▶ _Excerpted data_
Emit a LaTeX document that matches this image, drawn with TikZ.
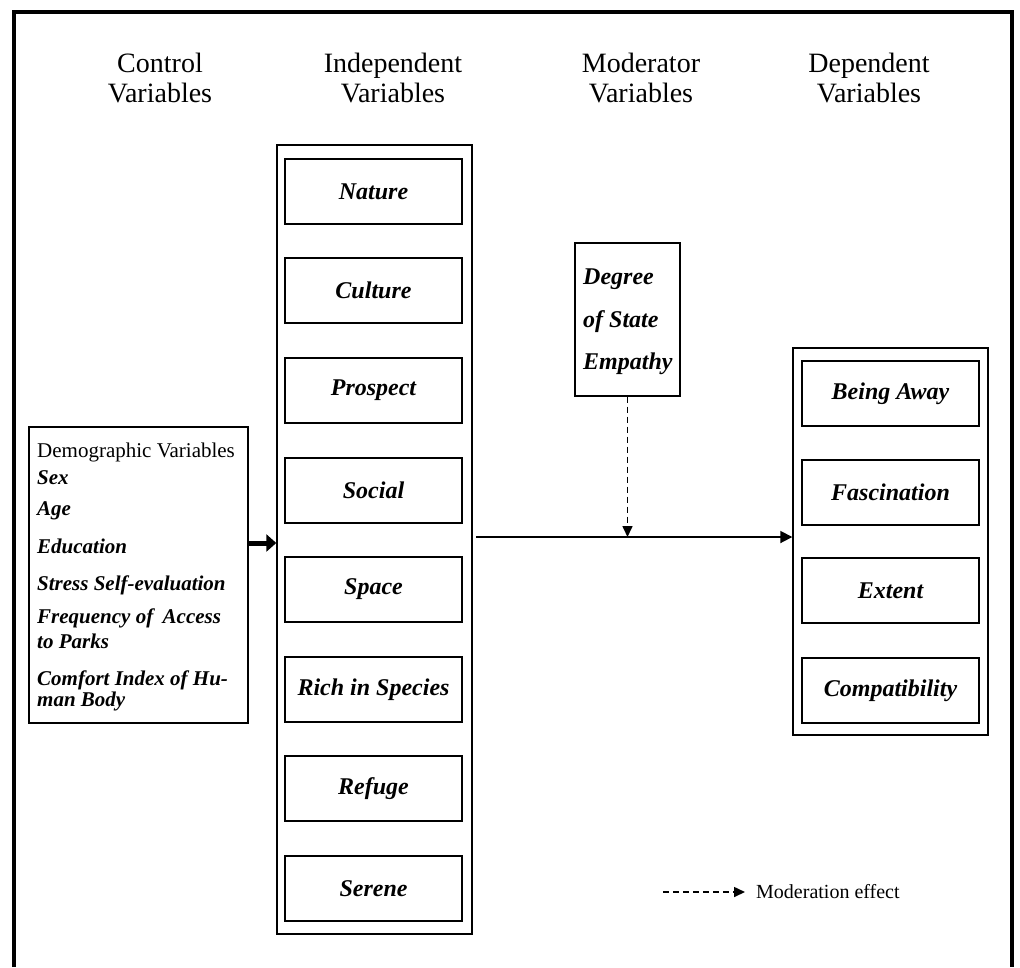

==

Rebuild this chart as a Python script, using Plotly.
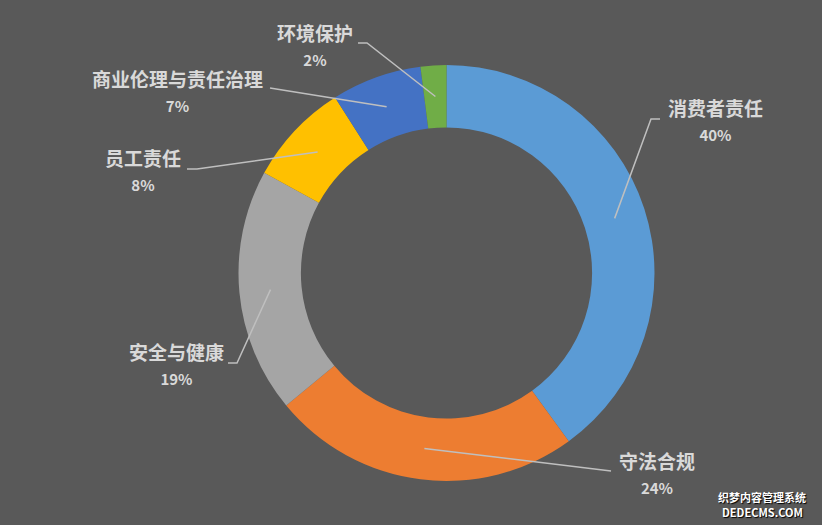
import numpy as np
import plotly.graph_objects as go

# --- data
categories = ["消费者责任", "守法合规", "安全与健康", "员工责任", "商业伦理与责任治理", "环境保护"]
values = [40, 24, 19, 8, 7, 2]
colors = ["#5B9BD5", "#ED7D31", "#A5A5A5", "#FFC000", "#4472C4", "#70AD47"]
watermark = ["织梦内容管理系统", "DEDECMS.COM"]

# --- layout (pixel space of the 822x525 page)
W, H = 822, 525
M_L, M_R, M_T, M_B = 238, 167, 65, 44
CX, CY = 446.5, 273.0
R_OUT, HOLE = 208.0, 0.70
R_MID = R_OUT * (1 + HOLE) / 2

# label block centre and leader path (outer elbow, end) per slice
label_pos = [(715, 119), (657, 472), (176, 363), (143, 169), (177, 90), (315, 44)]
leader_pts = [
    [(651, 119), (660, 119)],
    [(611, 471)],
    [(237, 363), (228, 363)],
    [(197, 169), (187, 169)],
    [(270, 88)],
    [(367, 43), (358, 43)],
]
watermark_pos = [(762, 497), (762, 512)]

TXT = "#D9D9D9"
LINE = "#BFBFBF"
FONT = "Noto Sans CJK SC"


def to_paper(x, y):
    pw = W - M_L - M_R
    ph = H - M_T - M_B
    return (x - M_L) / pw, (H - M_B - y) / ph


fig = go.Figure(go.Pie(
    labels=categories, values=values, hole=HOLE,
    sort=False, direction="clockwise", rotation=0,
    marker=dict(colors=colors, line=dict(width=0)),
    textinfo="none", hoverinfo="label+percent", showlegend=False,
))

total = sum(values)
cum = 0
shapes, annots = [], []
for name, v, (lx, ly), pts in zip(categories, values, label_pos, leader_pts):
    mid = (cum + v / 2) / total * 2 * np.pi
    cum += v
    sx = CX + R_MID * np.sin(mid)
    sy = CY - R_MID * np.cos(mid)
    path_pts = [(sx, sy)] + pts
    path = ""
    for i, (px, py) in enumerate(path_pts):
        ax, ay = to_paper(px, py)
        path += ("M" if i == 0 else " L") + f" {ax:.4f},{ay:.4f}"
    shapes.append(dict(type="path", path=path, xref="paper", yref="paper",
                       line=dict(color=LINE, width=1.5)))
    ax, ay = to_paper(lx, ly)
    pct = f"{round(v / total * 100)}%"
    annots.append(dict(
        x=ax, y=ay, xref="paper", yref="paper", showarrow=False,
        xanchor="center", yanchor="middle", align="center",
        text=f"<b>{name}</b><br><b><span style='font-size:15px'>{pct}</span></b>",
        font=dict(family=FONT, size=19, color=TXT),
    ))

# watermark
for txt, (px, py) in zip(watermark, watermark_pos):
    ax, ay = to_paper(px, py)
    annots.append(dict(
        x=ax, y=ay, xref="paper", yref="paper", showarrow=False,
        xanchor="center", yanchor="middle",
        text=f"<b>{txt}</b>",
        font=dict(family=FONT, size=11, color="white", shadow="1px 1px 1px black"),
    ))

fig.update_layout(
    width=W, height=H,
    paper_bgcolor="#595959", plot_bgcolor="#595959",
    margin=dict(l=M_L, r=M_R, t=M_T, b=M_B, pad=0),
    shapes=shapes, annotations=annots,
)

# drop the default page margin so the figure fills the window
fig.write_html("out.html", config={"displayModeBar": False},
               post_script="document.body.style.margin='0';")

* * *

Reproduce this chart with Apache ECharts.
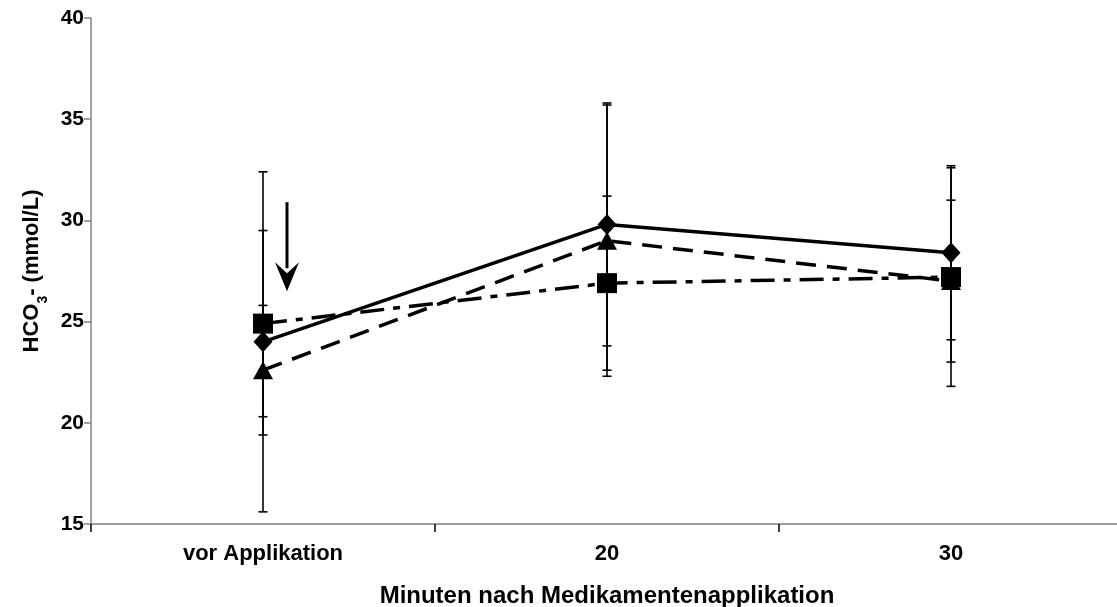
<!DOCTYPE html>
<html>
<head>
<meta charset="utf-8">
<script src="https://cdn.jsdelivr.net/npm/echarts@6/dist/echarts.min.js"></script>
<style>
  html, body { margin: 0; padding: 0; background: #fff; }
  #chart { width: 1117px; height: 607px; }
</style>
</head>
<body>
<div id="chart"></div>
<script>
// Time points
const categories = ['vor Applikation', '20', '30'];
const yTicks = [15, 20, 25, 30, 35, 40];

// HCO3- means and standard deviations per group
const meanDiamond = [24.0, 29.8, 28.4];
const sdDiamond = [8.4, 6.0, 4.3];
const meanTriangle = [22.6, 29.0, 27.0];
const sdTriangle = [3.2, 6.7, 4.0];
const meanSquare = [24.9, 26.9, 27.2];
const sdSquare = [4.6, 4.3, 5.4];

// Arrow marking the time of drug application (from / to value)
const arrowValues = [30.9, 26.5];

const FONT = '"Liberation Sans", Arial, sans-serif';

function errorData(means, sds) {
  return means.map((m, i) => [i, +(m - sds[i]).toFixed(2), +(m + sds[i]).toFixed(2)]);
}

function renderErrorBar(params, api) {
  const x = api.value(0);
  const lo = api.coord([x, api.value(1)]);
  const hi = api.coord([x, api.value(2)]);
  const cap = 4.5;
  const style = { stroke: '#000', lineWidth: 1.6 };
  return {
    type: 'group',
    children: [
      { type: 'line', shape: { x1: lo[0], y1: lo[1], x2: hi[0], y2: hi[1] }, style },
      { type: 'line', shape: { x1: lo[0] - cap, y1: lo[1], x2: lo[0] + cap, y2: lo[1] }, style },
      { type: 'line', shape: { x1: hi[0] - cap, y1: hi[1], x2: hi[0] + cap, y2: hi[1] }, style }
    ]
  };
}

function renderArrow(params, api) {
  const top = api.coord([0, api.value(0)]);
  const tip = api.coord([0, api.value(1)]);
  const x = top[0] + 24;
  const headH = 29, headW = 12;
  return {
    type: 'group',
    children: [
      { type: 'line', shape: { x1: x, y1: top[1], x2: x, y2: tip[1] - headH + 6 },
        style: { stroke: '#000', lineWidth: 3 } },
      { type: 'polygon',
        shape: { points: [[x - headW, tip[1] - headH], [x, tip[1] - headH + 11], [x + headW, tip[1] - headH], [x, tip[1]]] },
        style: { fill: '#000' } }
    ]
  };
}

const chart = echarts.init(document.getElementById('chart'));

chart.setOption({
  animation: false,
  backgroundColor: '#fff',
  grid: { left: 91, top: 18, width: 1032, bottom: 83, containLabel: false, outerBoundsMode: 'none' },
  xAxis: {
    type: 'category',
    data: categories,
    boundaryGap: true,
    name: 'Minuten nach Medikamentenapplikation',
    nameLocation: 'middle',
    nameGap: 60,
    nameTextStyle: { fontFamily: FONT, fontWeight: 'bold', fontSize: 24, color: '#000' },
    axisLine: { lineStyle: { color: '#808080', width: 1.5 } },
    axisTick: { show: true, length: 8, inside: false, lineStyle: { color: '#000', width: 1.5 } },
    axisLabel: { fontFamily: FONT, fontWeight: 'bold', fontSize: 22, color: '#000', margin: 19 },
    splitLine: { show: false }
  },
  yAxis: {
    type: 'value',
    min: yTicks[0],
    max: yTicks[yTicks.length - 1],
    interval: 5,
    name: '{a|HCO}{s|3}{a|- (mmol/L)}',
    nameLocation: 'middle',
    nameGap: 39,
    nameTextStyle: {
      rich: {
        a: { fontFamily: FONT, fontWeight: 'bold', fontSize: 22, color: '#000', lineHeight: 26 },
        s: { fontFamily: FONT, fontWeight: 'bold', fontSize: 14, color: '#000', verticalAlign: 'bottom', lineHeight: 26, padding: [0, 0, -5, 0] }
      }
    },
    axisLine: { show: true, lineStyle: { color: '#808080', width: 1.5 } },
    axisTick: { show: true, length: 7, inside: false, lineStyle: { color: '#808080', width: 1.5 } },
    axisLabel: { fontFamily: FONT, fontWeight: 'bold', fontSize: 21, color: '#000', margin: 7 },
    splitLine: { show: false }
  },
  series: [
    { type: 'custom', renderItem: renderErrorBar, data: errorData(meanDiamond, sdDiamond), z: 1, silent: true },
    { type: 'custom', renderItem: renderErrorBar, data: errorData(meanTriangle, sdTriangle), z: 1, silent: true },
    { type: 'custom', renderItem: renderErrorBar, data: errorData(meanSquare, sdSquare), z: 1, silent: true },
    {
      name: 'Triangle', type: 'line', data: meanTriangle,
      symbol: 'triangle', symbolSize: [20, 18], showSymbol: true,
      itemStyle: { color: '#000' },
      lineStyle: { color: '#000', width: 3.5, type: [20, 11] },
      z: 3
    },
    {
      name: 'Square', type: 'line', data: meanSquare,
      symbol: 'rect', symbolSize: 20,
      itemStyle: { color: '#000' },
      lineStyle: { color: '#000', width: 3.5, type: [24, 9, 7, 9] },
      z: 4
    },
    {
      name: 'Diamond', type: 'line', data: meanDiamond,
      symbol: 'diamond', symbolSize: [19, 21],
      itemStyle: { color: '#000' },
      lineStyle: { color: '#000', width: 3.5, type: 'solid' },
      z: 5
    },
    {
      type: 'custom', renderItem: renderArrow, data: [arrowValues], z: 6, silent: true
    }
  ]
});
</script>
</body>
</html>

▶ _What you have to do_
Copy each line containing the word "this" from the data.

▶ _Output_
Emit a LaTeX document that matches this image, drawn with TikZ.
Rebuild this chart as a Python script, using Plotly.
Reproduce this chart with Apache ECharts.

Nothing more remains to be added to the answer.